(Given task) Repeat all of the material below exactly as written, images excluded.

## BEGIN Information supplied

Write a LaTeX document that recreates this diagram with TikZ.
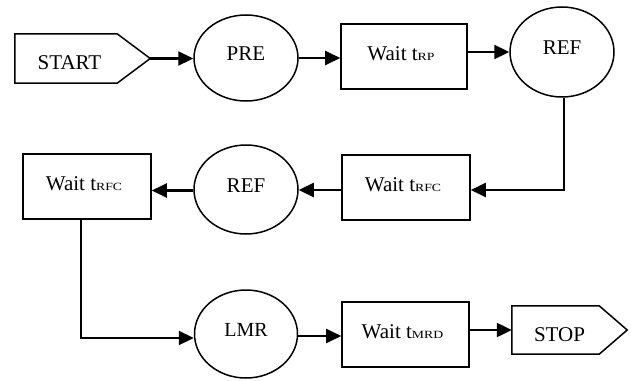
\documentclass[tikz,border=0pt]{standalone}
\usepackage{fontspec}
\setmainfont{Liberation Serif}
\usetikzlibrary{arrows.meta,shapes.geometric}

% subscript set as small wide capitals on the baseline
\newcommand{\subsc}[1]{{\fontsize{11}{11}\selectfont\scalebox{1.25}[1]{#1}}}

\tikzset{
  every node/.style={font=\fontsize{21}{25}\selectfont},
  statebox/.style={draw, line width=1.6pt, minimum width=128pt, minimum height=65pt, inner sep=0pt},
  cmdoval/.style={draw, ellipse, line width=1.5pt, minimum width=104pt, minimum height=88pt, inner sep=0pt},
  flagshape/.style={inner sep=0pt},
  flagline/.style={line width=1.5pt, line join=miter},
  flow/.style={line width=2.3pt, -{Triangle[length=15pt,width=14pt]}},
  boxtext/.style={label={[xshift=-3pt,yshift=3pt]center:#1}},
  ovaltext/.style={label={[yshift=4pt]center:#1}},
}

\begin{document}
\begin{tikzpicture}[x=1pt,y=-1pt]
  \useasboundingbox (0,0) rectangle (631,380);

  % start and stop flags
  \node[flagshape, minimum width=135pt, minimum height=49pt] (start) at (82.5,58.5) {};
  \draw[flagline] (start.north west) -- ([xshift=-33pt]start.north east) -- (start.east)
    -- ([xshift=-33pt]start.south east) -- (start.south west) -- cycle;
  \node at ([xshift=-13pt,yshift=-4pt]start.center) {START};

  \node[flagshape, minimum width=115pt, minimum height=48pt] (stop) at (569.5,330) {};
  \draw[flagline] (stop.north west) -- ([xshift=-28pt]stop.north east) -- (stop.east)
    -- ([xshift=-28pt]stop.south east) -- (stop.south west) -- cycle;
  \node at ([xshift=-10pt,yshift=-5pt]stop.center) {STOP};

  % commands
  \node[cmdoval, minimum height=86pt, ovaltext=PRE] (pre) at (246,58) {};
  \node[cmdoval, minimum height=90pt, ovaltext=REF] (ref1) at (562,52) {};
  \node[cmdoval, minimum height=89pt, ovaltext=REF] (ref2) at (246,189.5) {};
  \node[cmdoval, minimum width=103pt, ovaltext={\fontsize{20}{24}\selectfont LMR}] (lmr) at (246,334) {};

  % waiting states
  \node[statebox, minimum width=126pt, boxtext={Wait t\subsc{RP}}] (wrp) at (404,56.5) {};
  \node[statebox, boxtext={Wait t\subsc{RFC}}] (wrfc1) at (406,187.5) {};
  \node[statebox, boxtext={Wait t\subsc{RFC}}] (wrfc2) at (87,186.5) {};
  \node[statebox, minimum width=127pt, boxtext={Wait t\subsc{MRD}}] (wmrd) at (405.5,334.5) {};

  % connectors
  \draw[flow] (start.east) -- (start.east -| pre.west);
  \draw[flow] (pre.east) -- (pre.east -| wrp.west);
  \draw[flow] (ref1.west -| wrp.east) -- (ref1.west);
  \draw[flow] ([xshift=2pt]ref1.south) |- ([yshift=-2.5pt]wrfc1.east);
  \draw[flow] ([yshift=-2.5pt]wrfc1.west) -- ([yshift=-2.5pt]wrfc1.west -| ref2.east);
  \draw[flow] ([yshift=-1pt]ref2.west) -- ([yshift=-1pt]ref2.west -| wrfc2.east);
  \draw[flow] ([xshift=-6pt]wrfc2.south) |- ([yshift=-4pt]lmr.west);
  \draw[flow] ([yshift=-2pt]lmr.east) -- ([yshift=-2pt]lmr.east -| wmrd.west);
  \draw[flow] (stop.west -| wmrd.east) -- (stop.west);
\end{tikzpicture}
\end{document}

## END Information supplied

(The response)
Write a LaTeX document that recreates this diagram with TikZ.
\documentclass[tikz,border=0pt]{standalone}
\usepackage{fontspec}
\setmainfont{Liberation Serif}
\usetikzlibrary{arrows.meta,shapes.geometric}

% subscript set as small wide capitals on the baseline
\newcommand{\subsc}[1]{{\fontsize{11}{11}\selectfont\scalebox{1.25}[1]{#1}}}

\tikzset{
  every node/.style={font=\fontsize{21}{25}\selectfont},
  statebox/.style={draw, line width=1.6pt, minimum width=128pt, minimum height=65pt, inner sep=0pt},
  cmdoval/.style={draw, ellipse, line width=1.5pt, minimum width=104pt, minimum height=88pt, inner sep=0pt},
  flagshape/.style={inner sep=0pt},
  flagline/.style={line width=1.5pt, line join=miter},
  flow/.style={line width=2.3pt, -{Triangle[length=15pt,width=14pt]}},
  boxtext/.style={label={[xshift=-3pt,yshift=3pt]center:#1}},
  ovaltext/.style={label={[yshift=4pt]center:#1}},
}

\begin{document}
\begin{tikzpicture}[x=1pt,y=-1pt]
  \useasboundingbox (0,0) rectangle (631,380);

  % start and stop flags
  \node[flagshape, minimum width=135pt, minimum height=49pt] (start) at (82.5,58.5) {};
  \draw[flagline] (start.north west) -- ([xshift=-33pt]start.north east) -- (start.east)
    -- ([xshift=-33pt]start.south east) -- (start.south west) -- cycle;
  \node at ([xshift=-13pt,yshift=-4pt]start.center) {START};

  \node[flagshape, minimum width=115pt, minimum height=48pt] (stop) at (569.5,330) {};
  \draw[flagline] (stop.north west) -- ([xshift=-28pt]stop.north east) -- (stop.east)
    -- ([xshift=-28pt]stop.south east) -- (stop.south west) -- cycle;
  \node at ([xshift=-10pt,yshift=-5pt]stop.center) {STOP};

  % commands
  \node[cmdoval, minimum height=86pt, ovaltext=PRE] (pre) at (246,58) {};
  \node[cmdoval, minimum height=90pt, ovaltext=REF] (ref1) at (562,52) {};
  \node[cmdoval, minimum height=89pt, ovaltext=REF] (ref2) at (246,189.5) {};
  \node[cmdoval, minimum width=103pt, ovaltext={\fontsize{20}{24}\selectfont LMR}] (lmr) at (246,334) {};

  % waiting states
  \node[statebox, minimum width=126pt, boxtext={Wait t\subsc{RP}}] (wrp) at (404,56.5) {};
  \node[statebox, boxtext={Wait t\subsc{RFC}}] (wrfc1) at (406,187.5) {};
  \node[statebox, boxtext={Wait t\subsc{RFC}}] (wrfc2) at (87,186.5) {};
  \node[statebox, minimum width=127pt, boxtext={Wait t\subsc{MRD}}] (wmrd) at (405.5,334.5) {};

  % connectors
  \draw[flow] (start.east) -- (start.east -| pre.west);
  \draw[flow] (pre.east) -- (pre.east -| wrp.west);
  \draw[flow] (ref1.west -| wrp.east) -- (ref1.west);
  \draw[flow] ([xshift=2pt]ref1.south) |- ([yshift=-2.5pt]wrfc1.east);
  \draw[flow] ([yshift=-2.5pt]wrfc1.west) -- ([yshift=-2.5pt]wrfc1.west -| ref2.east);
  \draw[flow] ([yshift=-1pt]ref2.west) -- ([yshift=-1pt]ref2.west -| wrfc2.east);
  \draw[flow] ([xshift=-6pt]wrfc2.south) |- ([yshift=-4pt]lmr.west);
  \draw[flow] ([yshift=-2pt]lmr.east) -- ([yshift=-2pt]lmr.east -| wmrd.west);
  \draw[flow] (stop.west -| wmrd.east) -- (stop.west);
\end{tikzpicture}
\end{document}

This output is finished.